The Specification, which includes the Summary of Disclosure, Brief Description of the Drawings and the Detailed Description, and the appended Claims refer to particular features (including process or method steps) of the disclosure. Those of skill in the art understand that the disclosure includes all possible combinations and uses of particular features described in the Specification. Those of skill in the art understand that the disclosure is not limited to or by the description of embodiments given in the Specification.
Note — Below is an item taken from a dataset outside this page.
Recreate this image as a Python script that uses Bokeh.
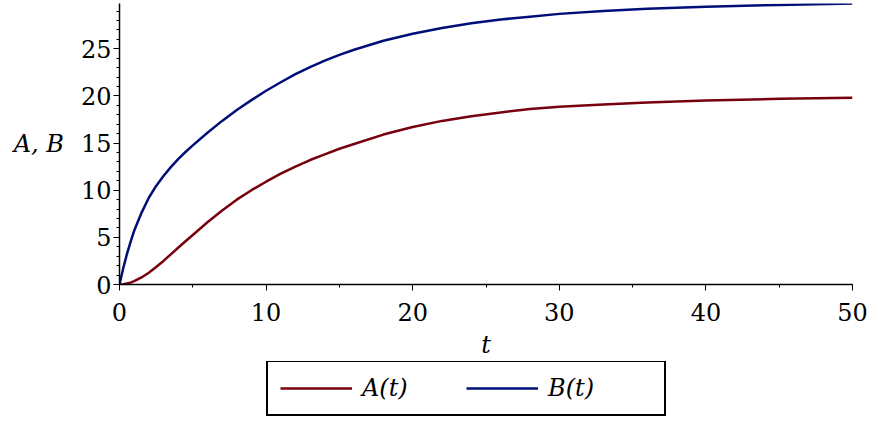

Those of skill in the art also understand that the terminology used for describing particular embodiments does not limit the scope or breadth of the disclosure. In interpreting the Specification and appended Claims, all terms should be interpreted in the broadest possible manner consistent with the context of each term. All technical and scientific terms used in the Specification and appended Claims have the meaning commonly understood by one of ordinary skill in the art to which this disclosure relates unless defined otherwise.

As used in the Specification and appended Claims, the singular forms “a”, “an”, and “the” include plural references unless the context clearly indicates otherwise. As used, the words “comprise,” “has,” “includes”, and all other grammatical variations are each intended to have an open, non-limiting meaning that does not exclude additional elements, components or steps. Embodiments of the present disclosure may suitably “comprise”, “consist” or “consist essentially of” the limiting features disclosed, and may be practiced in the absence of a limiting feature not disclosed. For example, it can be recognized by those skilled in the art that certain steps can be combined into a single step.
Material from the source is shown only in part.